Jon Juaristi-ABC

  • La ortografía no sirve para mucho: sólo para resistir a la barbarie

A lo largo de casi medio siglo de ejercicio como profesor, he penalizado en los exámenes las faltas de ortografía, esforzándome en ser razonablemente justo. Suspender a alguien sólo por haberse olvidado de una tilde o por poner una uve donde debía estar una be es propio de maniáticos peligrosos. Hasta el mejor escribano echa un borrón, se decía cuando había escribanos, lo que no dejaba de ser una versión secular de la -también en otro tiempo- conocida máxima piadosa de que el más santo peca siete veces al día (hay una variante entre lupanaria y escatológica que no voy a reproducir aquí). Si uno se pone a revisar manuscritos originales de los autores canónicos de nuestras letras, encontrará abundantes

faltas de ortografía: Valle-Inclán, por ejemplo, las derrochaba donde fuera, en sonatas o esperpentos, pero no consta que se examinara ni de Derecho, estudios que abandonó apenas emprendidos, como Sabino Arana (si bien, a este último no se le conoce una sola pifia ortográfica en su lengua propia, el español).

Unamuno y Juan Ramón Jiménez, como se sabe, sustituían la letra ge por la jota cuando aquella representaba el sonido gutural: ‘elejir’ o ‘cojer’ por ‘elegir’ y ‘coger’, pero tanto uno como otro sabían que la norma culta prescribía que ambas palabras se escribieran con ge. Si la transgredían a sabiendas, era porque tal norma les parecía quisquillosa y pretendían que se derogase en aras de la economía de la memoria. Además, Unamuno sostenía que las faltas por omisión deberían ser menos punibles que las faltas por exceso.
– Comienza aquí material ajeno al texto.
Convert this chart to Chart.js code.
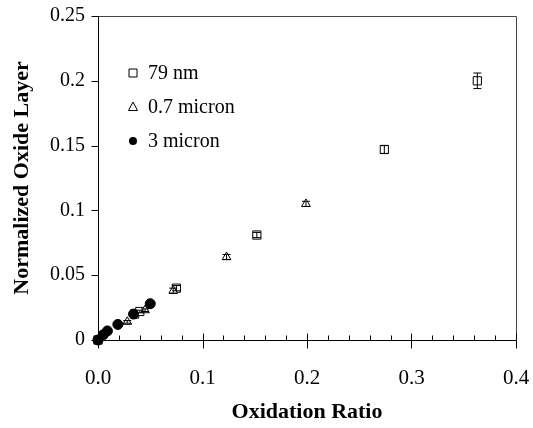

Escribir ‘ormiga’ denota incultura, pero escribir ‘hocéano’ resulta de un cursi imperdonable.

Una de las situaciones más absurdas a las que he tenido que hacer frente en los últimos años ha sido la de escuchar las quejas de un estudiante al que suspendí por presentar no menos de veinte faltas de ortografía por página en un trabajo de fin de grado. Él admitía no tener ni idea de cuáles son las reglas ortográficas del español, pero alegaba que nadie le había advertido de que saltárselas restaría puntos. Este individuo, al que yo nunca dí clase (califiqué su trabajo como miembro de un tribunal), había llegado al curso final de su carrera gracias a la desidia de los profesores que habían evaluado todos sus anteriores exámenes. Por tanto, no procede escandalizarse cuando una universidad británica anuncia que no evaluará la ortografía porque lo contrario ha venido siendo discriminatorio para sus alumnos no blancos. Sin apoyarse en este tipo de demagogia de manteros, una buena parte de los profesores españoles dejó de evaluarla hace mucho para no complicarse la vida.

Al fin y al cabo, ¿para qué sirve la ortografía? Para poca cosa: para asegurar la transmisión de la alta cultura, proteger así la civilización y evitar que algún chorizo te embauque contándote batallitas de móviles robados, balas por correo y otras chorradas. Para nada más.